02.12.08
Note to SK: Sufi hyenas, poets beware
Comment from sillykitty: Welcome back, sillykitty. [This blog has had an extensive commentary on gurus, sufism, and the shadow side of the New Age period). The shadowy character of the guru phenomenon (to be sure in an age of decline) isn’t quite grasped by most New Agers (nor by the many anti-cult deprogrammers, et al.)
Sillykitty, it is interesting that you should show up on the day I discussed some sonneteering from long ago.
Nemo soliloquy.
At the time I was passing on the fringe of the sufi realm I was writing poetry. It doesn’t seem important now, but the combination taught me something unique about the deparavity of sufism in decline, and why poets, among others (!), should be wary of the pious front of these gurus and sheiks. In most cases, to be sure, so-called sufis wouldn’t have a clue, and it is a bit off to harangue such idiots. But the tradition of poetry in sufism is a mystery that, evidently, haunts the degenerates scrambling for the fragments of that medieval tradition hidden inside Islam.
One can hardly describe the horror of it, the sheer grotesqueness of trying to seize control of innocent poets of talent using shadow methods.

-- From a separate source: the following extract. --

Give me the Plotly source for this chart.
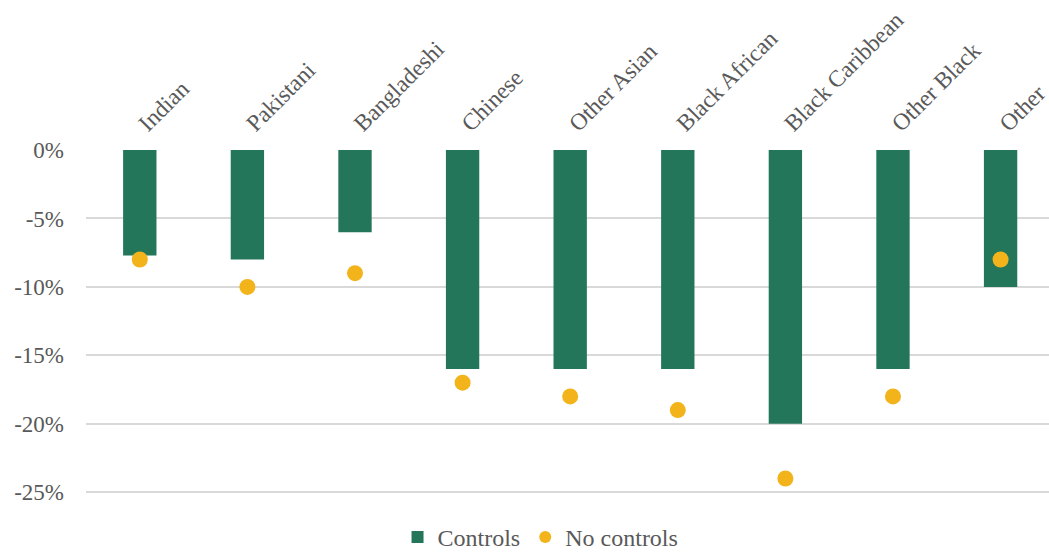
import plotly.graph_objects as go

categories = ["Indian", "Pakistani", "Bangladeshi", "Chinese", "Other Asian",
              "Black African", "Black Caribbean", "Other Black", "Other"]
controls = [-7.7, -8.0, -6.0, -16.0, -16.0, -16.0, -20.0, -16.0, -10.0]
no_controls = [-8.0, -10.0, -9.0, -17.0, -18.0, -19.0, -24.0, -18.0, -8.0]
y_tickvals = [0, -5, -10, -15, -20, -25]
y_ticktext = ["0%", "-5%", "-10%", "-15%", "-20%", "-25%"]

FONT = "Liberation Serif"
GREY = "#595959"

fig = go.Figure()
fig.add_trace(go.Bar(x=categories, y=controls, name="Controls",
                     marker=dict(color="#23765A", line=dict(width=0)), width=0.31))
fig.add_trace(go.Scatter(x=categories, y=no_controls, name="No controls", mode="markers",
                         marker=dict(color="#F2B31B", size=16, symbol="circle")))

fig.update_layout(
    width=1049, height=554,
    margin=dict(l=86, r=0, t=150, b=44),
    paper_bgcolor="white", plot_bgcolor="white",
    font=dict(family=FONT, size=23, color=GREY),
    showlegend=True,
    legend=dict(orientation="h", x=0.472, xanchor="center",
                yref="container", y=0.03, yanchor="middle",
                font=dict(family=FONT, size=24, color=GREY), itemsizing="constant",
                traceorder="normal", itemwidth=30),
    xaxis=dict(side="top", tickangle=-45, showgrid=False, showline=False, ticks="",
               tickfont=dict(family=FONT, size=23.5, color=GREY), zeroline=False,
               automargin=False, range=[-0.5, 8.45], ticklabelstandoff=8),
    yaxis=dict(range=[-26.3, 0], tickvals=y_tickvals, ticktext=y_ticktext,
               showgrid=True, gridcolor="#D9D9D9", gridwidth=1.5, zeroline=False,
               tickfont=dict(family=FONT, size=23, color=GREY), ticks="", ticklen=0,
               showline=False, automargin=False, ticklabelstandoff=21),
)

fig.write_html("out.html", post_script="document.body.style.margin='0px';",
               config={"displayModeBar": False})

I won’t go into it particularly, except to hope we can shatter the mystique of this phenomenon in its dregs. Gurdjieff is the worst, but his imitators, well, enough for tonight.
Suffice it to say, sufism bit the dust a while back, and trying to kidnap poets to imitate the medieval tradition is a sad sign …dregs..
I could hardly say anymore, but would suggest never announcing you are a poet around sufis. Got it?
sillykitty said,
February 14, 2008 at 5:42 am
the meek shall inherit the earth, remember? yeah, i know you do. and i think you should write a big expose of nemo’s scary hidden (fringes?) sufi life. i know how vulnerable-making that must feel for you, but still. dam the torpedoes, as somebody really smart once said. and the best place to hide is in plain view. and come out of the closet as the deep mystic xtian i know you are. don’t you see you are playing a similar game, hedging your bets, casting shadows, and never showing your cards? the only way to beat that game, and the fear of it, is to become transparent. (all the will those gurdjieffians use can’t be right. look how well that turned out.) not to hide like you do behind your big fat brain.. whoo-hoo–listen to me telling you off. i’m sorry. i have no right, it’s not my place and please forgive me. i think i just wanted to say hi. i think the world of you. i don’t need to piss and moan any more about those ‘mean people.’ and any personal gripes. i am interested in how the world of faith might turn in a more constructive direction and it seems, as well as i can follow it, that that’s what this site is about. i love valentine’s day. you should write more poetry? and more pictures–please. tina turner said it best, ‘we don’t need another hero,’ but you are one of mine. what do you know about old saint valentine? i bet it was more about agape and less about whoopie. have a love-ly day. your friend, sk
sillykitty said,
February 14, 2008 at 6:06 am
confession: sometimes i still think you are one of them… masquerading.
sillykitty said,
February 14, 2008 at 6:20 am
if life is a chess game it can’t also be a conversation.
nemo said,
February 14, 2008 at 8:15 pm
Thanks for response: you have been silent for a while, incommunicado, leaving me to wonder. Perhaps you are suffering from paranoia, not surprising in this situation. And some anger, not surprising either. You seem to think I am part of ‘that gang’, but I should say that simple denial is enough, and vouching for myself with a few simple facts: I don’t exploit, erect fronts to deceive, or indulge in practices that hurt people, especially those with innocent faith in a spiritual life.
Actually, I am not describably some kind of crypot-mystic: the distinctions don’t mean anything to me anymore. My stance toward that came out a while back in the discussion/posts on ‘fourth ways’ (in the context of the falseness of such jargon).
Look, I have made myself clear as a defender of modernity, a critic of New Age gurus, and something of a leftist sympathizer (and critic). I can assure that Buddhist, gurus, sufis dislike me because I will expose their game on the spot, given the opportunity.
Meanwhile, I accept your criticisms (maybe): I make no pretensions to be a ’spiritual leader’ (spare me!) of any kind.
Your ambivalence springs from meeting someone who knows more about sufism than most ’sufis’, and yet one who rejects all of that. It is a seemingly difficult puzzle, but it is not.
We are moving beyond all that into something new and different, and it is not clear yet what it is.